Today’s column is written by Amit Avner, founder and CEO at Taykey.

With all the buzz about self-serve ad platforms, it might seem as if everyone is using them. But, as the saying goes, appearances can be deceiving.

I recently spoke with 10 peers who run ad-tech companies serving agencies and big brands. Most of these people said their companies either offer a self-service option or are in the process of building one. However, those already offering self-service said less than 10% of their customers use it.
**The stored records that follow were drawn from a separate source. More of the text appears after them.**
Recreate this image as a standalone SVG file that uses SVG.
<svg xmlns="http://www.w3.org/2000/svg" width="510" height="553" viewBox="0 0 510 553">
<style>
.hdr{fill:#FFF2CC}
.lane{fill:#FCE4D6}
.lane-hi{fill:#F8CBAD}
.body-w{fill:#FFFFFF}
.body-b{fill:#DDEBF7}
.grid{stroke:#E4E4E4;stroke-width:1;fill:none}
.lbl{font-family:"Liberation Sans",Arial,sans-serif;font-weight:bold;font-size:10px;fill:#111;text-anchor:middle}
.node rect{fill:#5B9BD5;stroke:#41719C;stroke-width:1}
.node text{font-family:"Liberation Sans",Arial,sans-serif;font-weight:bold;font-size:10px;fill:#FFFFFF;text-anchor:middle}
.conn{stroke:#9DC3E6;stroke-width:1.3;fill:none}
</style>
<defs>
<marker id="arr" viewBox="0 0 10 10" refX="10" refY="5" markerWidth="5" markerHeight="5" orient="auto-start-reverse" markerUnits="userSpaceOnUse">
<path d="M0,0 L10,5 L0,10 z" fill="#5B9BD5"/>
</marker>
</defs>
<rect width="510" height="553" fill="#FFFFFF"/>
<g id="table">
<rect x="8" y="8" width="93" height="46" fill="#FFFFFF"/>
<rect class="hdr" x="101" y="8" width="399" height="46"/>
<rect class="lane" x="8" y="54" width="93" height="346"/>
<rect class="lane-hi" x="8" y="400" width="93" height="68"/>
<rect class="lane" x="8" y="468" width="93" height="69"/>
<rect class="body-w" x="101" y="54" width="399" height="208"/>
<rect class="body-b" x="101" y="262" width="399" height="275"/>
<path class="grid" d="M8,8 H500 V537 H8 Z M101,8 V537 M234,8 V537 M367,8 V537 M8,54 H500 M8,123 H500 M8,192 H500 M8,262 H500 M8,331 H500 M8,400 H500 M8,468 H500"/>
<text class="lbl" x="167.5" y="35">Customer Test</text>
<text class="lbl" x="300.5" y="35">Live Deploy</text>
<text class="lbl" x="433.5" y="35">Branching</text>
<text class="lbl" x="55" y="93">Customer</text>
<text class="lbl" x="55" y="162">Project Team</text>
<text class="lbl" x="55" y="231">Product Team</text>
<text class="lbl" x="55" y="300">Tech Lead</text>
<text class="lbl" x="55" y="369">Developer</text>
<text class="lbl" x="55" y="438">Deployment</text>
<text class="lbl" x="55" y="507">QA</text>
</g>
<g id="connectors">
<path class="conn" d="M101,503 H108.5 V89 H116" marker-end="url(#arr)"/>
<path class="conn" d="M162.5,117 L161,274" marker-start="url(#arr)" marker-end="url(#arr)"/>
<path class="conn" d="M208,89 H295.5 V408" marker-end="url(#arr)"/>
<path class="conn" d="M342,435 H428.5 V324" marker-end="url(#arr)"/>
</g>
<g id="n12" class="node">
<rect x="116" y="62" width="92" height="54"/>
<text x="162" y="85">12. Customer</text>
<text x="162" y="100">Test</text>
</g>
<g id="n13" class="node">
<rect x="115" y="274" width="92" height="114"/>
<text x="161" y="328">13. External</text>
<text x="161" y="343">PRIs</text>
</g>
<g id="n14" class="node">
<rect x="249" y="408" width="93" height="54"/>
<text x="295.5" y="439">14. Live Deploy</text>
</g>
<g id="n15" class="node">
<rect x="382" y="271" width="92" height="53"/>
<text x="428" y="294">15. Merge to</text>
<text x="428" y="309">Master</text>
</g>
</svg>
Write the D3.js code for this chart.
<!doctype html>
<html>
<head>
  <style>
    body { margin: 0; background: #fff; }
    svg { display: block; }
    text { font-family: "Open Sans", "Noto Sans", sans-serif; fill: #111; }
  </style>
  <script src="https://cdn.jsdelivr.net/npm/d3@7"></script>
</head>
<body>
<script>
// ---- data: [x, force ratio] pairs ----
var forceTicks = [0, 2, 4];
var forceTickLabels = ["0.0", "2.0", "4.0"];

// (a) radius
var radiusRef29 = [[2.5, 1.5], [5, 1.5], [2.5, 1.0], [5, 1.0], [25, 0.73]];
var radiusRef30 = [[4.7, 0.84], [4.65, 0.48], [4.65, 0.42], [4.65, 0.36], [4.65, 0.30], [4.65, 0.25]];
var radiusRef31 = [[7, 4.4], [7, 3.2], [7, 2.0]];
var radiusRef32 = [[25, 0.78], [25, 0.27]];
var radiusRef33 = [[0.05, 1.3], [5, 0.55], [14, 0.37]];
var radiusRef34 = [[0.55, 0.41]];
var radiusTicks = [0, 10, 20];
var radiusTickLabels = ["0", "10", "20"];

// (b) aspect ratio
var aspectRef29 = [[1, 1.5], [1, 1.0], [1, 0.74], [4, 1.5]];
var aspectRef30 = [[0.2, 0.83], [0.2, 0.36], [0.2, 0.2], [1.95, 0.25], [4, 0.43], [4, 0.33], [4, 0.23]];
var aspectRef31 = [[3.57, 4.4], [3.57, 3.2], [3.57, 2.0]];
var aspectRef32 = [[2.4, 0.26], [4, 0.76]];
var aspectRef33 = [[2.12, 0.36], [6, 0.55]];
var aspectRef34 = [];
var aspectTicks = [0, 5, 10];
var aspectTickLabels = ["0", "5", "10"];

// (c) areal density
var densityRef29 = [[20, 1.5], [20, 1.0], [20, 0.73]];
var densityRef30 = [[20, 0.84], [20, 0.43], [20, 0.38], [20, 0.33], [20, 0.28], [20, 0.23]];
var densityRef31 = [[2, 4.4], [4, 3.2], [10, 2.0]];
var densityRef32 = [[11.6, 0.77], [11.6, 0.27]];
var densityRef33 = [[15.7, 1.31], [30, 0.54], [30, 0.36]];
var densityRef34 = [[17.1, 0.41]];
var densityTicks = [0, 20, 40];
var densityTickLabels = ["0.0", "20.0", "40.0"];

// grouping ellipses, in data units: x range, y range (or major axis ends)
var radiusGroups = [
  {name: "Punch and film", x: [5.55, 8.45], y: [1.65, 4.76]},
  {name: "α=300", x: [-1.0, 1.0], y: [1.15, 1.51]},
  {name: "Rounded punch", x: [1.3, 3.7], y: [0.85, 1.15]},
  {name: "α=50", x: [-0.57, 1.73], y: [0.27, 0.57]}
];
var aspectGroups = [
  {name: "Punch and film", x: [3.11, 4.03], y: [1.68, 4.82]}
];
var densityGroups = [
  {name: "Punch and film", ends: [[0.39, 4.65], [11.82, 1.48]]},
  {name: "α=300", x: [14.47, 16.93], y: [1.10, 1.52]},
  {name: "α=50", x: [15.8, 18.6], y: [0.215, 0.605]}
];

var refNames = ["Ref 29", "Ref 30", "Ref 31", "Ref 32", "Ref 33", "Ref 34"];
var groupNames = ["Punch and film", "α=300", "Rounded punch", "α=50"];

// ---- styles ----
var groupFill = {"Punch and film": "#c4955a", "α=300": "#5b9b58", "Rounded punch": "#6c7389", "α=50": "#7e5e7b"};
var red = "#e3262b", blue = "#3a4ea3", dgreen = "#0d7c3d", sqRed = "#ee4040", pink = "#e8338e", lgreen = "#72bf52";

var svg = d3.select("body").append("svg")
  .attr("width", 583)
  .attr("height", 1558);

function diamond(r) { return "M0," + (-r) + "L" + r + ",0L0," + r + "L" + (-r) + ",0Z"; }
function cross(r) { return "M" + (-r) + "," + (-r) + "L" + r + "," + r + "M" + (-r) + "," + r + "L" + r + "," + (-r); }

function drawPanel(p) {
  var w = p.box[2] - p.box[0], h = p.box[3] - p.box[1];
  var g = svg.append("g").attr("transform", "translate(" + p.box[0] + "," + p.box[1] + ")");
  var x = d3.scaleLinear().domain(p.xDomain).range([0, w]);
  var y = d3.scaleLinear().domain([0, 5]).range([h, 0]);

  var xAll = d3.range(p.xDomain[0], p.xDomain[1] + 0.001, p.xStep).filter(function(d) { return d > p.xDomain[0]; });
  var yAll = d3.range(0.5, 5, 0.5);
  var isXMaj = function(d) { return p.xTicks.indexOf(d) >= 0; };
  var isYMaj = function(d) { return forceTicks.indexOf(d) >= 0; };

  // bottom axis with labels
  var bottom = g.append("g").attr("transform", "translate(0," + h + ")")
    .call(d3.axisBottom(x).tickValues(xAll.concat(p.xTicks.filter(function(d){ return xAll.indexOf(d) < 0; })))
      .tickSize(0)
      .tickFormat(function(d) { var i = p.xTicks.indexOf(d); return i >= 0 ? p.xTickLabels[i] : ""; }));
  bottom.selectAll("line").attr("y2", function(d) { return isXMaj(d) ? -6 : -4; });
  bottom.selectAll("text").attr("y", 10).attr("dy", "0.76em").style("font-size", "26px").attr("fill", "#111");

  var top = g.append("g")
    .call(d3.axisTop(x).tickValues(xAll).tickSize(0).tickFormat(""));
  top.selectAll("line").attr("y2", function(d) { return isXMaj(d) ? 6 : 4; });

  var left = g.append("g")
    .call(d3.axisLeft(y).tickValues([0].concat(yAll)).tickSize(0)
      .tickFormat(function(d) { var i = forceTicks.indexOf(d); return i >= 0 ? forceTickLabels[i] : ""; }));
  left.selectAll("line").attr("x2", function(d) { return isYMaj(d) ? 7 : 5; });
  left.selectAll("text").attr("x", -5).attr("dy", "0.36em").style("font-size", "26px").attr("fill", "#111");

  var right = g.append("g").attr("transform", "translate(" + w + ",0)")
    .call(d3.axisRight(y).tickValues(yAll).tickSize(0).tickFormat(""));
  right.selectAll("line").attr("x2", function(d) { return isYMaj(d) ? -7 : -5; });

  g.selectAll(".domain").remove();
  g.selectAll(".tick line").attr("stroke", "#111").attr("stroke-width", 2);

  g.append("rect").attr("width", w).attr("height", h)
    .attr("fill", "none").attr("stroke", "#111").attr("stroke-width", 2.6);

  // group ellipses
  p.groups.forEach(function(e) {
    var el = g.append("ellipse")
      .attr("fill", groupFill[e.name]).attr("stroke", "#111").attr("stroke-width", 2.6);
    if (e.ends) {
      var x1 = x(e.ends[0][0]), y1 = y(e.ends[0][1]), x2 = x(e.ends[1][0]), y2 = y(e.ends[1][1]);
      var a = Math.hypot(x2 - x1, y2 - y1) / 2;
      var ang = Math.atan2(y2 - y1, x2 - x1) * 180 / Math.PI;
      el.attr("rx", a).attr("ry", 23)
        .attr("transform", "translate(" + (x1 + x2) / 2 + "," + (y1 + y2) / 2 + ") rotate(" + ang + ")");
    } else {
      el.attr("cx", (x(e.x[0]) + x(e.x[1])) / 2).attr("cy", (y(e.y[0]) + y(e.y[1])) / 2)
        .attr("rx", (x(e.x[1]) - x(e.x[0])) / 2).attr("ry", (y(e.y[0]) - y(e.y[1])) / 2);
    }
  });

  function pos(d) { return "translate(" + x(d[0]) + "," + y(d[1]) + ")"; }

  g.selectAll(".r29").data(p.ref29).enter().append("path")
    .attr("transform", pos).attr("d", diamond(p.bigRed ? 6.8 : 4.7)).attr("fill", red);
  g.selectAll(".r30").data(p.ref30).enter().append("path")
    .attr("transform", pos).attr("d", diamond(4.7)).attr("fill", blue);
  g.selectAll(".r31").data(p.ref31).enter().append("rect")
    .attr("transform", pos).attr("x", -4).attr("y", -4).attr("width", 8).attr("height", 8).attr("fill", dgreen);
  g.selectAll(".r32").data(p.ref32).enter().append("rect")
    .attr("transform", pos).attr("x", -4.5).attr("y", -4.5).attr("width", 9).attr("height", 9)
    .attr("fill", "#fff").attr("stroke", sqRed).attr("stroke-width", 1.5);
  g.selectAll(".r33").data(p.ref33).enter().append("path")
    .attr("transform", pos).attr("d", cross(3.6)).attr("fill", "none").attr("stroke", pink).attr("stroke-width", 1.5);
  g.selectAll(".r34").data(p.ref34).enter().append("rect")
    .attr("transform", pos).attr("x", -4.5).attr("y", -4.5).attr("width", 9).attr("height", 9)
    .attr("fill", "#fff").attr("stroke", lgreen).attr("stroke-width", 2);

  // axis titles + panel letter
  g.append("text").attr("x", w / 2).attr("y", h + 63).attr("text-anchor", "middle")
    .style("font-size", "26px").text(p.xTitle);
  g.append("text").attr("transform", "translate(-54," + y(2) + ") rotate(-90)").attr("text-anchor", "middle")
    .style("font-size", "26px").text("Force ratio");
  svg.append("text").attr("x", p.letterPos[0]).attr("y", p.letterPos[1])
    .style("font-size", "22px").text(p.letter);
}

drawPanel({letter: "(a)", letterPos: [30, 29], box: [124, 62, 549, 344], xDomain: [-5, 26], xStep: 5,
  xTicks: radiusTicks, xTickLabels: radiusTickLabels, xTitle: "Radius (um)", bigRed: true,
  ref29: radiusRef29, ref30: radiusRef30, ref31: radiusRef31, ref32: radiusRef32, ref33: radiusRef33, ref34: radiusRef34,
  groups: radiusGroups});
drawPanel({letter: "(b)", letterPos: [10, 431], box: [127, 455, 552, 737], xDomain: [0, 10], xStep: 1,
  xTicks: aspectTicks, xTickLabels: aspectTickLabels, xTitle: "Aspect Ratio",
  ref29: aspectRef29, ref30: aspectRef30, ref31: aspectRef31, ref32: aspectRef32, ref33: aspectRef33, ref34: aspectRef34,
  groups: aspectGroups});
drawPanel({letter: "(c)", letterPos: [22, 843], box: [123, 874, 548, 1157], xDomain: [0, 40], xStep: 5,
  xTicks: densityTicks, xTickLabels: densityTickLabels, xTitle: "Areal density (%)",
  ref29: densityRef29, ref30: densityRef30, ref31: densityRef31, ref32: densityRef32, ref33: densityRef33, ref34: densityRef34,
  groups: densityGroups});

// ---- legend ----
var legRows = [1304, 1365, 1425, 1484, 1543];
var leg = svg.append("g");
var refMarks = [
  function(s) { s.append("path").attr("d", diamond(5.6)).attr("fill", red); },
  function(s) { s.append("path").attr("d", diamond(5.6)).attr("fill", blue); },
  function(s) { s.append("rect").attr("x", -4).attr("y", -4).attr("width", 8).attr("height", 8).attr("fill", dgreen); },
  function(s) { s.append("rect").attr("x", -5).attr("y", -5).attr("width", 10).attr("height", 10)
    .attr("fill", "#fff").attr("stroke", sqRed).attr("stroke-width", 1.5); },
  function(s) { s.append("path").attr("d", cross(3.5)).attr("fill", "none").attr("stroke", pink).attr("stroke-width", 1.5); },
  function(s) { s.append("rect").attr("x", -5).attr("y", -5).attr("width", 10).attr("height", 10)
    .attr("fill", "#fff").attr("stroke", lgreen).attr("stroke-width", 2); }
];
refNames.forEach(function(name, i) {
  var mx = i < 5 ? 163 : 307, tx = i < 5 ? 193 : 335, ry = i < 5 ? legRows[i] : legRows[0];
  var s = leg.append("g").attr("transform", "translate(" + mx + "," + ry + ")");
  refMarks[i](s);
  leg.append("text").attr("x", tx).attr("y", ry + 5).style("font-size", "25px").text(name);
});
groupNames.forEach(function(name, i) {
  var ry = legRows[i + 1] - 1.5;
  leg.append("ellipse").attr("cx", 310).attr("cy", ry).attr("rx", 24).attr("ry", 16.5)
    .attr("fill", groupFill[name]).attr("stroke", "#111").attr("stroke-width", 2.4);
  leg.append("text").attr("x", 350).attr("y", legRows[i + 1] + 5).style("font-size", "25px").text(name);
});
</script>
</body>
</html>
So while plenty of different players -- including vendors, publishers and ad-tech companies -- are exploring self-service options, it appears that only a small portion of advertisers are actually using them, especially when it comes to the larger brands. The people I spoke with said their clients asked for the option, then ended up rarely using it.

Self-service platforms, of course, offer advertisers of all sizes the ability to set up their own campaigns, manually optimize them, add or remove budgets and, in some cases, pay for campaigns using a credit card. I’d argue that this is great for the long tail, but not ideal for the big spenders.

Big advertisers with big budgets don’t want or need to pay for million-dollar campaigns with a credit card. They generally don’t want to set up or optimize campaigns on their own, instead preferring to partner with an expert. And they also often require different features and capabilities -- usually unavailable on self-service platforms -- than smaller brands.

On a self-service platform, for example, you can’t use and analyze all the stored data to find relevant trends. In order to keep within your search, you have to select some data while throwing out other data that doesn’t add value. Similarly, self-service platforms don’t enable brands to use all the available platforms to meet their goals or target their audience. So if you’re considering a self-service platform, make sure it has the capabilities your brand needs before pulling the trigger.

Given the low adoption, why is everyone building self-service? Because it’s new and attractive to companies looking to cut costs. But it also comes with some potential downsides: Self-service requires significant engineering effort and maintenance that could instead be used to build innovative technology. In my opinion, big brands would be better off investing their money in tools that add real value.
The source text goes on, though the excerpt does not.